Familiar Spirits by Leonard Tourney

Title: Familiar Spirits
Author: Leonard Tourney
Series: Matthew and Joan Stock – #3
Published: 1984
ISBN: 0-345-34372-7
Publisher: Ballantine Books

New words:  Termagant, quiddity

New terms:  Geneva Bible, witch of Endor

Favorite Quote:

... his manhood celebrated by the monstrous codpiece he wore. (p. 12)

Nits:  As in Low Treason, Matthew Stock is described again as Argus of the hundred eyes.  Not only do I doubt the reference as one someone of Matthew Stock’s class would recognize, the use of that description in a second book makes me cringe a little.  It smacks of either laziness, or “aren’t I a clever writer?”  And why does the magistrate go nameless the entire book?

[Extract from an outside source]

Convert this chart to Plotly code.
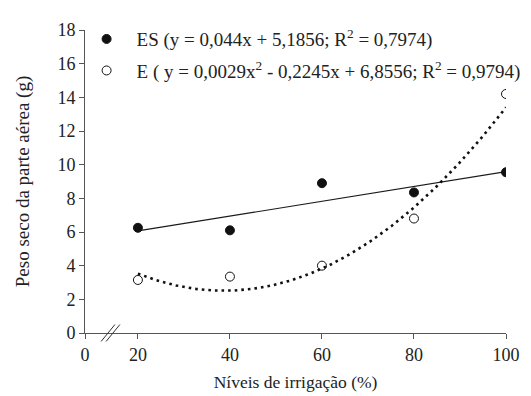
import numpy as np
import plotly.graph_objects as go

# Data
niveis = [20, 40, 60, 80, 100]
es_vals = [6.25, 6.1, 8.9, 8.35, 9.55]
e_vals = [3.15, 3.35, 4.0, 6.8, 14.2]

# Regression coefficients from the legend
es_coef = [0.044, 5.1856]            # linear: a*x + b
e_coef = [0.0029, -0.2245, 6.8556]   # quadratic: a*x^2 + b*x + c

x_tickvals = [8.5, 20, 40, 60, 80, 100]
x_ticktext = ["0", "20", "40", "60", "80", "100"]
y_ticks = [0, 2, 4, 6, 8, 10, 12, 14, 16, 18]

es_label = "ES (y = 0,044x + 5,1856; R<sup>2</sup> = 0,7974)"
e_label = "E ( y = 0,0029x<sup>2</sup> - 0,2245x + 6,8556; R<sup>2</sup> = 0,9794)"

xfit = np.linspace(min(niveis), max(niveis), 300)
es_fit = np.polyval(es_coef, xfit)
e_fit = np.polyval(e_coef, xfit)

FONT = "Liberation Serif, Times New Roman, serif"
fig = go.Figure()

fig.add_trace(go.Scatter(x=xfit, y=es_fit, mode="lines",
                         line=dict(color="#1a1a1a", width=1.1), showlegend=False))
fig.add_trace(go.Scatter(x=xfit, y=e_fit, mode="lines",
                         line=dict(color="#111", width=2.6, dash="2.6px,4px"), showlegend=False))
fig.add_trace(go.Scatter(x=niveis, y=es_vals, mode="markers", name=es_label,
                         marker=dict(symbol="circle", size=9, color="#111",
                                     line=dict(color="#111", width=1)),
                         legend="legend"))
fig.add_trace(go.Scatter(x=niveis, y=e_vals, mode="markers", name=e_label,
                         marker=dict(symbol="circle-open", size=9, color="#111",
                                     line=dict(color="#111", width=1)),
                         legend="legend2"))

# axis break marks
for dx in (0, 5):
    fig.add_shape(type="line", xref="x", yref="paper",
                  x0=12.0 + dx / 4.61, x1=15.0 + dx / 4.61, y0=-0.028, y1=0.028,
                  line=dict(color="#333", width=1))

legend_common = dict(font=dict(family=FONT, size=19, color="#222"),
                     bgcolor="rgba(0,0,0,0)", itemwidth=50,
                     xanchor="left", yanchor="middle", xref="paper", yref="paper")
fig.update_layout(
    width=531, height=396,
    margin=dict(l=77, r=33, t=22, b=71),
    plot_bgcolor="white", paper_bgcolor="white",
    font=dict(family=FONT, size=18, color="#222"),
    legend=dict(x=-0.02, y=0.97, **legend_common),
    legend2=dict(x=-0.02, y=0.866, **legend_common),
    xaxis=dict(range=[8.5, 100], tickvals=x_tickvals, ticktext=x_ticktext,
               showgrid=False, zeroline=False, showline=True, linecolor="#555",
               linewidth=1, ticks="outside", ticklen=5, tickcolor="#555",
               title=dict(text="Níveis de irrigação (%)", font=dict(size=17.5), standoff=12),
               tickfont=dict(size=18)),
    yaxis=dict(range=[0, 18], tickvals=y_ticks, showgrid=False, zeroline=False,
               showline=True, linecolor="#555", linewidth=1, ticks="outside",
               ticklen=5, tickcolor="#555",
               title=dict(text="Peso seco da parte aérea (g)", font=dict(size=19), standoff=22),
               tickfont=dict(size=18)),
)

fig.write_html("out.html")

Matthew and Joan Stock are back on home turf in Familiar Spirits.  The town of Chelmsford is caught up in witch fever.  The opening chapter is a description of the hanging of three people, one of them a witch.  Tourney gets this atmosphere right, describing the delight of the spectators and the business-like demeanor of the gaolers and hangman.

Being accused of witchcraft was a nasty business, a veritable catch-22.  To prove you weren’t a witch you would have to go through trials which would surely kill you, if you survived then you were definitely a witch and would be hanged (or burned).  Horrible stuff.

And, as is usual in witchcraft trials, suspicion falls upon everyone associated with the witch.  Especially after Ursula’s master dies all of a sudden, after her ghost has been seen in the window by the master’s wife.

Then, the master’s wife’s sister and her family are accused.  A mob forms to drive the witches out, etc. etc. etc.

Matthew takes nothing at face value and is perplexed at the ghostly sightings of Ursula, the death, and the burning of the barn behind the master’s home where Ursula was purported to have conducted her tricks.

Superstitious townspeople are all calling for righteous living to be returned to with a speedy witch trial and hangings at the end.  Only Matthew is unconvinced.  Not because he doesn’t believe in witches, but rather, because the testimony given in Ursula’s trial makes no coherent sense.

Against the wishes of the townspeople, including the aldermen, Matthew continues to investigate.   What he turns up is more sinister than witchcraft, and does not come from Satan.  One man’s cover-up kills two more innocent people and nearly gets his wife and in-laws hanged.

Although Tourney’s pseudo-Elizabethan continues to bother me, and this is a fairly straightforward whodunnit, I am still charmed by Matthew Stock, and his wife Joan.  In addition, there is the kind and stubborn Jane Crispin who speaks up in court for herself.  Something no woman would have done, would be allowed.  In fact, she states that she is doomed either way, so why shouldn’t speak up and address the absurdities of the witch trial?  Especially, the “specialist” who brings his assistant along because the boy has himself once been possessed by demons and can point out those who are also possessed.

I suppose these absurdities are no more absurd than some of the political yammerings we suffer through today.